7-Contrairement aux idées reçues, les propriétaires bordelais évitaient cependant soigneusement la monoculture et accentuaient même les contrastes entre la vigne (à Martillac) et les métairies où l’on élevait du bétail (836 brebis chez Montesquieu en 1755), où l’on produisait du blé, du seigle ou du tabac, selon les lieux. Cette polyculture traditionnelle, le baron voulait néanmoins en améliorer le rendement avec le souci d’amender les terroirs et d’améliorer en permanence la qualité de son vin. Sa correspondance est à cet égard significative. Le 1er janvier 1724 il explique : « j’ai si mal vendu mon vin que je ne sais si je pourrai partir si tôt que je croyais. » Le 24 octobre 1734, il déclare au comte de Bulkeley : « Je suis depuis quinze jours à La Brède. Votre serviteur est occupé à dépêcher son vin dans le royaume d’Irlande aux habitants duquel il prie Dieu d’augmenter la soif. » La vente du vin était ainsi un apport essentiel pour les revenus dont les élites de la région avait besoin : « La noblesse de Bordeaux a plus souffert de la guerre que les négociants car ils n’ont pas d’argent liquide et vivent de la rente de leurs vins. » (Shackleton, p. 158). Les historiens — mais peut-être pas les philosophes — y verront la volonté de l’auteur de L’Esprit des lois de défendre la réalité pratique de la liberté du commerce (livre XX). Le baron de La Brède, qui put alors écrire à Solar le 7 mars 1749 « Le commerce de Bordeaux se rétablit un peu et les Anglais ont eu l’ambition de boire mon vin cette année », évitait en tout cas de passer par des négociants pour son vin et préférait une vente directe finalement très moderne.
Bibliographie
J. M. Eylaud, Montesquieu chez ses notaires à La Brède, Bordeaux, 1956.
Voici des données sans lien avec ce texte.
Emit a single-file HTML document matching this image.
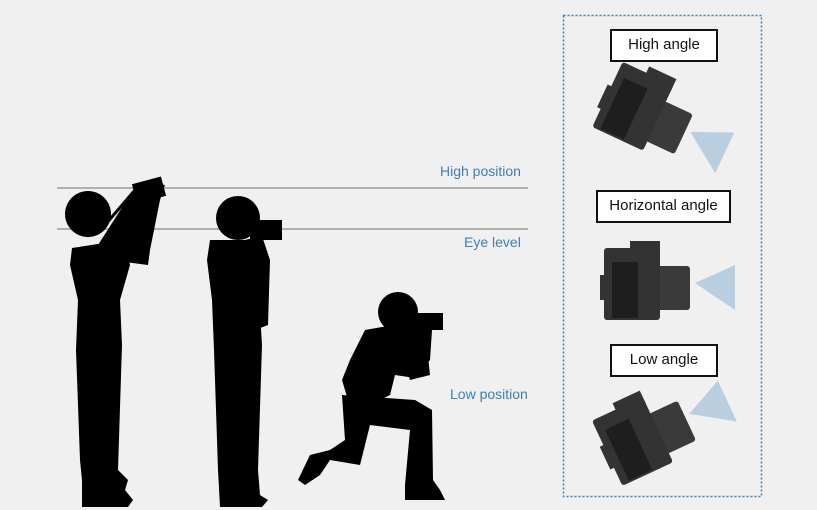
<!DOCTYPE html>
<html><head><style>
html,body{margin:0;padding:0;background:#f0f0f0;}
body{width:817px;height:510px;position:relative;overflow:hidden;font-family:"Liberation Sans",sans-serif;}
.lbl{position:absolute;color:#3d7fb5;font-size:14px;}
.box{position:absolute;border:2px solid #111;background:#fff;font-size:15px;color:#111;text-align:center;box-sizing:border-box;line-height:28px;}
</style></head><body>
<svg width="817" height="510" style="position:absolute;left:0;top:0">
<line x1="57" y1="188" x2="528" y2="188" stroke="#b0b0b0" stroke-width="2"/>
<line x1="57" y1="229" x2="528" y2="229" stroke="#b0b0b0" stroke-width="2"/>
<rect x="563.5" y="15.5" width="198" height="481" fill="none" stroke="#3d7fb5" stroke-width="1.5" stroke-dasharray="2,2"/>
<g fill="#000">
<!-- person 1 -->
<circle cx="88" cy="214" r="23"/>
<polygon points="98,245 130,195 140,182 165,185 160,200 150,250 148,265 125,262"/>
<rect x="134" y="180" width="30" height="20" transform="rotate(-15 149 190)"/>
<line x1="105" y1="225" x2="135" y2="190" stroke="#000" stroke-width="3"/>
<polygon points="72,248 124,240 130,265 120,300 122,345 118,470 128,480 125,490 133,500 128,507 82,507 82,480 80,460 76,350 78,300 70,265"/>
<!-- person 2 -->
<circle cx="238" cy="218" r="22"/>
<rect x="250" y="220" width="32" height="20"/>
<polygon points="236,242 262,236 270,260 268,325 255,330 245,270"/>
<polygon points="210,240 250,240 258,280 262,345 258,470 260,495 268,500 262,507 220,507 218,470 214,350 212,300 207,260"/>
<!-- person 3 -->
<circle cx="398" cy="312" r="20"/>
<rect x="410" y="313" width="33" height="17"/>
<polygon points="365,330 410,322 432,330 430,360 415,378 395,375 390,395 380,400 360,405 348,400 342,380 350,360"/>
<polygon points="395,320 425,328 430,375 410,380"/>
<polygon points="342,395 415,400 432,410 433,480 440,490 445,500 405,500 405,485 410,430 370,425 360,465 330,460 320,475 305,485 298,480 310,455 330,450 345,440"/>
</g>
<!-- cameras -->
<defs>
<g id="cam">
<polygon points="695,283 735,265 735,310" fill="#b9cfe0"/>
<rect x="658" y="266" width="32" height="44" rx="3" fill="#3a3a3a"/>
<rect x="604" y="248" width="56" height="72" rx="3" fill="#333"/>
<rect x="630" y="241" width="30" height="14" fill="#333"/>
<rect x="612" y="262" width="26" height="56" fill="#1e1e1e"/>
<rect x="600" y="275" width="6" height="25" fill="#333"/>
</g>
</defs>
<use href="#cam" transform="translate(0,-170) rotate(25 650 282)"/>
<use href="#cam"/>
<use href="#cam" transform="translate(-2,150) rotate(-25 650 282)"/>
</svg>
<div class="lbl" style="left:440px;top:163px">High position</div>
<div class="lbl" style="left:464px;top:234px">Eye level</div>
<div class="lbl" style="left:450px;top:386px">Low position</div>
<div class="box" style="left:610px;top:29px;width:108px;height:33px">High angle</div>
<div class="box" style="left:596px;top:190px;width:135px;height:33px">Horizontal angle</div>
<div class="box" style="left:610px;top:344px;width:108px;height:33px">Low angle</div>
</body></html>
A. J. Bourde, Agronomie et agronomes en France au XVIII e siècle, Paris, 1967.
R. Shackleton, Montesquieu. Une biographie critique, Grenoble, 1977.
F. Cadilhon, Montesquieu, parlementaire, académicien grand propriétaire bordelais, TER dactylographié, Université de Bordeaux 3, 1983.
note SIGM
Pour calculer au mieux, sachant la difficulté de comparaison avec l'époque actuelle : la livre correspondrait à 1,5 euros ? ( site http://www.histoirepassion.eu/?Conversion-des-monnaies-d-avant-la-Revolution-en-valeur-actuelle )
Il est amusant de noter qu'une des références est le prix de la douzaine d'oeufs !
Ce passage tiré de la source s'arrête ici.